I was referring to the mechanical range of motion from a factory new optically centered scope. I do realize that even with a 0moa base and a closer 100yd zero the scope will not be perfectly centered due to the height of the scope from the rifles bore.
In my experience, it is pretty darned close to being centered. Otherwise, I'd have to dial the scope up 1.5 MOA to zero at 100.

As far as windage adjustment, I also do not agree with your assertion that you have reduced adjustment at the extremes. The reticle is a fixed, laser scribed plate inside the scope. While we think we are moving the reticle, we are actually moving the focal axis inside the scope, which is why parallax is so important. Otherwise, you would find mechanical restrictions on your travel as you move to the extremes. I have not found limits in travel while the other axis is at an extreme adjustment.
Also, typical of all my scopes, the horizontal travel extents are typically 1/2 the vertical travel.

[edit to add] This is my understanding and observations of scopes.

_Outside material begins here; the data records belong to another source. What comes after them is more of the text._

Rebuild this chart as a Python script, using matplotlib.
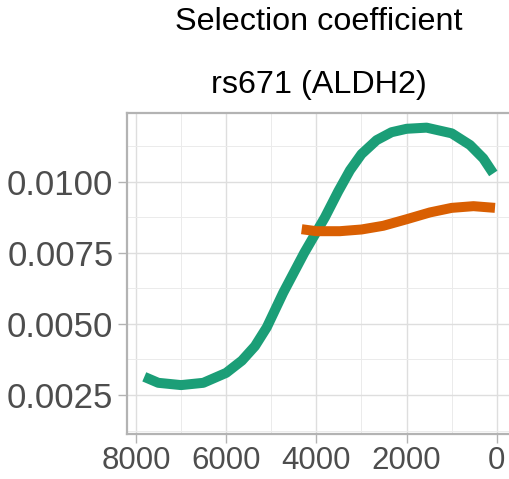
import numpy as np
import matplotlib.pyplot as plt
from matplotlib.ticker import MultipleLocator

plt.rcParams['font.family'] = ['Liberation Sans', 'DejaVu Sans']

# years before present, selection coefficient
green_x = [7816, 7506, 7000, 6508, 6000, 5652, 5362, 5100, 4735, 4269, 3810,
           3516, 3256, 3000, 2665, 2333, 2000, 1557, 1000, 594, 300, 78]
green_y = [0.00314, 0.00293, 0.00285, 0.00293, 0.00328, 0.00371, 0.00422,
           0.00488, 0.00610, 0.00750, 0.00875, 0.00966, 0.01040, 0.01097,
           0.01146, 0.01174, 0.01186, 0.01190, 0.01170, 0.01129, 0.01082,
           0.01029]

orange_x = [4326, 4000, 3480, 3000, 2518, 2000, 1482, 1000, 517, 40]
orange_y = [0.00833, 0.00826, 0.00826, 0.00832, 0.00845, 0.00868, 0.00892,
            0.00908, 0.00914, 0.00908]

xticks = [8000, 6000, 4000, 2000, 0]
yticks = [0.0025, 0.0050, 0.0075, 0.0100]
ytick_labels = ['0.0025', '0.0050', '0.0075', '0.0100']

fig = plt.figure(figsize=(5.1, 4.79), dpi=100)
ax = fig.add_axes([0.2496, 0.0939, 0.759, 0.6696])

ax.plot(green_x, green_y, color='#1b9e77', lw=7.2, solid_capstyle='butt', solid_joinstyle='round', zorder=3)
ax.plot(orange_x, orange_y, color='#d95f02', lw=7.2, solid_capstyle='butt', solid_joinstyle='round', zorder=3)

ax.set_xlim(8193, -390)
ax.set_ylim(0.00113, 0.012405)

ax.set_xticks(xticks)
ax.set_xticklabels([str(t) for t in xticks])
ax.set_yticks(yticks)
ax.set_yticklabels(ytick_labels)
ax.xaxis.set_minor_locator(MultipleLocator(1000))
ax.yaxis.set_minor_locator(MultipleLocator(0.00125))

ax.grid(which='major', color='#dedede', lw=1.0, zorder=0)
ax.grid(which='minor', color='#ebebeb', lw=0.7, zorder=0)
ax.set_axisbelow(True)

for s in ax.spines.values():
    s.set_color('#b3b3b3')
    s.set_linewidth(1.6)

ax.tick_params(which='major', length=6.5, width=1.0, color='#b3b3b3', labelcolor='#4d4d4d')
ax.tick_params(axis='y', labelsize=25, pad=3.5)
ax.tick_params(axis='x', labelsize=22.5, pad=2)
ax.tick_params(which='minor', length=0)

fig.text(0.6245, 1 - 22 / 479, 'Selection coefficient', ha='center', va='center', fontsize=23.3, color='black')
fig.text(0.6245, 1 - 85 / 479, 'rs671 (ALDH2)', ha='center', va='center', fontsize=23.3, color='black')

fig.savefig('out.png', dpi=100)
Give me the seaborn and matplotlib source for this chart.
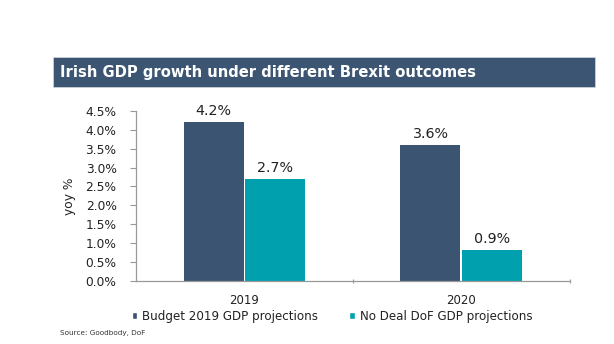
import matplotlib
matplotlib.use("Agg")
import matplotlib.pyplot as plt
from matplotlib.patches import Rectangle
from matplotlib.ticker import FuncFormatter, FixedLocator
import seaborn as sns
import pandas as pd

years = ["2019", "2020"]
series = ["Budget 2019 GDP projections", "No Deal DoF GDP projections"]
budget_vals = [4.2, 3.6]
nodeal_vals = [2.7, 0.82]
budget_labels = ["4.2%", "3.6%"]
nodeal_labels = ["2.7%", "0.9%"]
colors = ["#3A5472", "#00A0AE"]
title = "Irish GDP growth under different Brexit outcomes"
source = "Source: Goodbody, DoF"

df = pd.DataFrame({
    "year": years * 2,
    "series": [series[0]] * 2 + [series[1]] * 2,
    "value": budget_vals + nodeal_vals,
})

sns.set_theme(style="white")
plt.rcParams["font.family"] = ["DejaVu Sans"]

fig = plt.figure(figsize=(6.14, 3.44), dpi=100)
ax = fig.add_axes([0.2215, 0.183, 0.7065, 0.495])

sns.barplot(data=df, x="year", y="value", hue="series", order=years,
            hue_order=series, palette=colors, width=0.57, gap=0.03,
            linewidth=0, saturation=1, ax=ax, legend=False)

labels = [budget_labels, nodeal_labels]
for cont, labs in zip(ax.containers, labels):
    ax.bar_label(cont, labels=labs, padding=3, fontsize=10.3, color="#222222")

ax.set_xlim(-0.5, 1.5)
ax.set_ylim(0, 4.5)
ax.set_yticks([i * 0.5 for i in range(10)])
ax.yaxis.set_major_formatter(FuncFormatter(lambda v, p: f"{v:.1f}%"))
ax.tick_params(axis="y", labelsize=8.8, colors="#222222", length=4,
               width=0.8, color="#999999", left=True, pad=10)
ax.tick_params(axis="x", labelsize=8.5, colors="#222222", length=0, pad=9)
ax.xaxis.set_minor_locator(FixedLocator([0.5, 1.5]))
ax.tick_params(axis="x", which="minor", length=3, direction="inout",
               color="#999999", width=0.8, bottom=True)
ax.set_xlabel("")
ax.set_ylabel("yoy %", fontsize=8.8, color="#222222", labelpad=7)
for s in ["top", "right"]:
    ax.spines[s].set_visible(False)
for s in ["left", "bottom"]:
    ax.spines[s].set_color("#999999")
    ax.spines[s].set_linewidth(0.9)

# title banner
fig.patches.append(Rectangle((0.0863, 0.747), 0.883, 0.087,
                             transform=fig.transFigure, facecolor="#3B5573",
                             edgecolor="#C9D0D8", linewidth=0.6, zorder=0))
fig.text(0.098, 0.790, title, color="white", fontsize=10.6, fontweight="bold",
         va="center", ha="left")

handles = [Rectangle((0, 0), 1, 1, facecolor=c) for c in colors]
fig.legend(handles, series, loc="center", bbox_to_anchor=(0.541, 0.081),
           ncol=2, frameon=False, fontsize=8.6, handlelength=0.45,
           handleheight=0.45, handletextpad=0.45, columnspacing=2.6,
           labelcolor="#222222", borderpad=0)

fig.text(0.098, 0.032, source, fontsize=5.2, color="#333333", ha="left",
         va="center")

fig.savefig("out.png", dpi=100)
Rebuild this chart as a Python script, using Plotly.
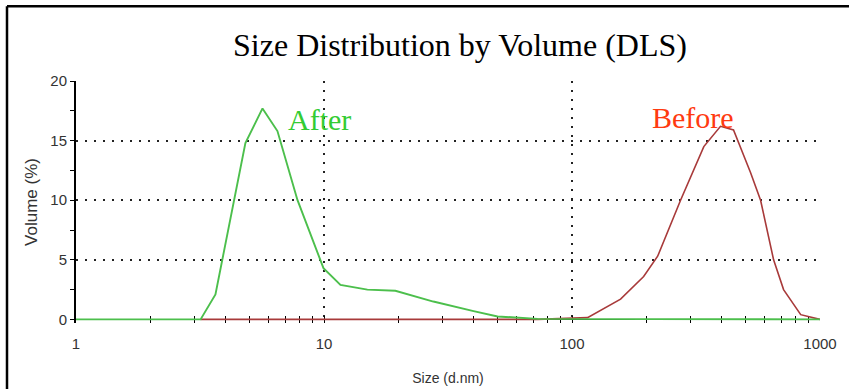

It does pique my interest and I think I'll read up some more on it.
 
I have not found limits in travel while the other axis is at an extreme adjustment.
Also, typical of all my scopes, the horizontal travel extents are typically 1/2 the vertical travel.
isnt that finding a limit in travel?
 
why would you not be able to zero at whatever distance you want with a 20moa base?
Sure, but why give up a natural 5" MPBR?
At zero stop my .270 Win is zeroed at 225 for a 140rg at 2920 fps
I'm going to hit anything 5" in diameter with a dead hold out to 264 yards.
I do have a cheat sheet out to 400 yards where it's down 20 inches.
I have a 4x24x50 mounted but it rarely sees anything over 10x unless we're in dog town.
 
Sure, but why give up a natural 5" MPBR?
At zero stop my .270 Win is zeroed at 225 for a 140rg at 2920 fps
I'm going to hit anything 5" in diameter with a dead hold out to 264 yards.
I do have a cheat sheet out to 400 yards where it's down 20 inches.
I have a 4x24x50 mounted but it rarely sees anything over 10x unless we're in dog town.
Im not understanding why a 20moa base would not allow me to zero for a 5in MPBR.